I love tacos. Every week I make it a point to celebrate “taco Tuesday” by making a big feast for me and my family. However, this week I thought I would switch things up. Taquitos are so simple to make, in just a few simple steps you can make these delicious oven baked black bean taquitos. I would suggest making extra, these are a crowd pleaser and will be eaten up in the blink of an eye! I pair these taquitos with my roasted jalapeño and avocado salsa.
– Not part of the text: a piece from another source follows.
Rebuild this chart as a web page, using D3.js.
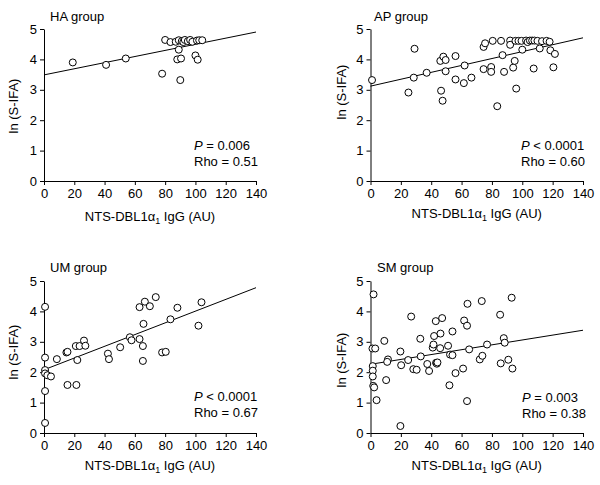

This salsa is the perfect mix of spicy, creamy and tangy and is perfect with these taquitos or just about anything.


For the salsa:
▪ 1 large avocado
▪ 1 small jalapeño (or less, depending on your desired level of spice)
▪ 1/2 cup cilantro (leaves and stems)
▪ 2 cloves garlic
▪ 3 scallions
▪ 1 tsp cumin
▪ 1 tsp salt
▪ juice and zest of one lime

For the taquitos:
▪ 12 corn tortillas
▪ 1 can black beans (1 cup dried)
▪ 4 Roma tomatoes
▪ 1 red bell pepper
▪ 1 medium zucchini
▪ 1 ear of corn
▪ 1 medium onion
▪ 1 clove of garlic
▪ 2 tsp chipotle pepper
▪ 1 tsp cumin
▪ 1 tsp oregano
▪ 1 tsp paprika
▪ 1 tsp black pepper
▪ 1 tsp salt
▪ 1 tbsp avocado oil


For the salsa:
▪ on a grill top or on an open flame place jalapeño and scallions and cook until completely charred on the outside, this should take 1 to 3 minutes.
▪ in a food processor place all of the ingredients including jalapeño and scallion.
▪ blend until smooth.

For the taquitos:
▪ On a clean cutting board begin by dicing the onion, tomato, and zucchini. Finely mince garlic and chipotle pepper. Cut the kernels off the ear of corn. Set aside.
▪ In a medium sauce pot begin by sweating onions and garlic with avocado oil, cook until onions become translucent and fragrant. Add all remaining vegetables and quickly sauté them. Add spice mixture and cook with vegetables for about a minute. Add in black beans and let simmer for 10 minutes.
▪ Set black bean mixture aside and let cool completely.
▪ Place a pan on the stove top and let it gently heat up with no oil, place tortillas in pan and allow them to warm up until soft. Place tortilla on a clean cutting board and place one large tablespoon of the black bean mixture on one side of the tortilla. Roll tortilla tightly into a small tube shape.
▪ Place filled tortilla rolls on a baking sheet lined with parchment paper, seam side down. Bake at 350 for 15-20 minutes, until tortillas are crisp and golden on the edges. Enjoy!